Il est marqué au Conseil par un ensemble de transactions qui se raffermissent dans la coopération. Les attentes d’un ensemble de pays peuvent se manifester au sein des alliances ou de groupes. Il peut s’agir des membres élus E10, du groupe africain A3, de celui des occidentaux du Conseil (États-Unis, Grande-Bretagne, France), des non-occidentaux du Conseil (Chine et Russie), des pays du sud dans le cadre du mouvement des non-alignés, des pays en voie de développement A3, pays d’Amérique du Sud, caraïbes et pays d’Asie. Même si le Conseil de sécurité domine et encadre les actions de son président, ce dernier demeure influent dans la mesure où il fait l’objet des sollicitations et d’attentions aussi bien des membres que du secrétariat général. Cette influence s’opère à deux niveaux, au Conseil et dans le cadre plus général des Nations Unies.

Le caractère méthodique de la présidence du Conseil contribue ainsi au bon déroulement des négociations internationales grâce à l’alternance dans la représentation et le partage du leadership diplomatique. Il convient de souligner que les mandats mensuels de la présidence tournante ne se ressemblent pas à cause des facteurs tels que le contexte et les enjeux d’une part, et d’autre part, les qualités personnelles du président. En plus du contenu de ses exposés et conduite des réunions propres à la négociation multilatérale, le président du Conseil adopte des codes et attitudes, intonations, formules et postures variables.

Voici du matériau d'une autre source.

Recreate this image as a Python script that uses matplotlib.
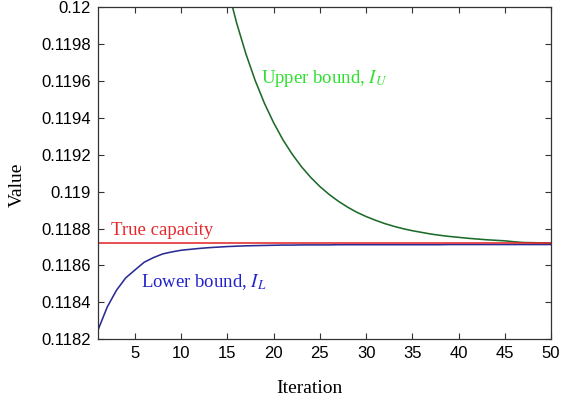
import numpy as np
import matplotlib
matplotlib.use("Agg")
import matplotlib.pyplot as plt

# values
true_capacity = 0.11872

iter_lower = list(range(1, 51))
lower_bound = [0.118249, 0.118374, 0.118465, 0.118532, 0.118575, 0.118617, 0.118642,
               0.118662, 0.118673, 0.118682, 0.118687, 0.118692, 0.118696, 0.118699,
               0.118702, 0.118704, 0.118706, 0.118707, 0.118708, 0.118709, 0.118710,
               0.118710, 0.118711, 0.118711, 0.118711, 0.118711, 0.118712, 0.118712,
               0.118712, 0.118712, 0.118712, 0.118712, 0.118712, 0.118712, 0.118712,
               0.118712, 0.118712, 0.118712, 0.118713, 0.118713, 0.118713, 0.118713,
               0.118713, 0.118713, 0.118713, 0.118713, 0.118713, 0.118713, 0.118713,
               0.118713]

iter_upper = list(range(14, 51))
upper_bound = [0.120336, 0.120110, 0.119915, 0.119748, 0.119604, 0.119480, 0.119374,
               0.119282, 0.119204, 0.119136, 0.119078, 0.119028, 0.118985, 0.118948,
               0.118916, 0.118888, 0.118865, 0.118845, 0.118827, 0.118812, 0.118799,
               0.118788, 0.118779, 0.118770, 0.118763, 0.118757, 0.118752, 0.118747,
               0.118743, 0.118739, 0.118736, 0.118733, 0.118728, 0.118724, 0.118723,
               0.118722, 0.118721]

xticks = [5, 10, 15, 20, 25, 30, 35, 40, 45, 50]
yticks = [0.1182, 0.1184, 0.1186, 0.1188, 0.119, 0.1192, 0.1194, 0.1196, 0.1198, 0.12]
ytick_labels = ["0.1182", "0.1184", "0.1186", "0.1188", "0.119",
                "0.1192", "0.1194", "0.1196", "0.1198", "0.12"]

plt.rcParams["mathtext.fontset"] = "stix"

fig = plt.figure(figsize=(5.62, 4.01), dpi=100)
ax = fig.add_axes([0.1744, 0.1546, 0.8060, 0.8267])

ax.plot(iter_upper, upper_bound, color="#1e6b2a", lw=1.15)
ax.plot(iter_lower, lower_bound, color="#2b2b96", lw=1.15)
ax.axhline(true_capacity, color="#e5282c", lw=1.15)

serif = ["Liberation Serif", "DejaVu Serif"]
ax.text(2.4, 0.118766, "True capacity", color="#e5282c", fontsize=13.5, family=serif)
ax.text(5.7, 0.118481, r"Lower bound, $I_L$", color="#2222cc", fontsize=13.5, family=serif)
ax.text(18.6, 0.119591, r"Upper bound, $I_U$", color="#2ee02e", fontsize=13.5, family=serif)

ax.set_xlim(1, 50)
ax.set_ylim(0.1182, 0.12)
ax.set_xticks(xticks)
ax.set_yticks(yticks)
ax.set_yticklabels(ytick_labels)

ax.tick_params(direction="in", top=True, right=True, length=4.5, width=0.8,
               labelsize=12, pad=5, color="#333333")
for lab in ax.get_xticklabels() + ax.get_yticklabels():
    lab.set_family(["Liberation Sans", "DejaVu Sans"])
for s in ax.spines.values():
    s.set_color("#333333")
    s.set_linewidth(0.9)

ax.set_xlabel("Iteration", fontsize=14, family=serif)
ax.set_ylabel("Value", fontsize=14, family=serif)
ax.xaxis.set_label_coords(0.466, -0.124)
ax.yaxis.set_label_coords(-0.16, 0.465)

fig.savefig("out.png", dpi=100)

Ces attitudes peuvent avoir un impact sur le déroulement des activités et sont susceptibles de déterminer la qualité des interactions et des décisions. En cas de situation d’urgence, le président du Conseil bénéficie en général du soutien de ses pairs ce qui permet une action vigoureuse de l’organe. À travers plusieurs décennies, certains mandats ont été qualifiés d’historiques, lorsque le président du Conseil a réussi à finaliser des négociations complexes. De fait, la mise en place des nouvelles méthodes de travail, renforcée par la nature des différents acteurs, notamment les grandes puissances ont un impact important sur la réactivité du président lorsqu’il est membre élu.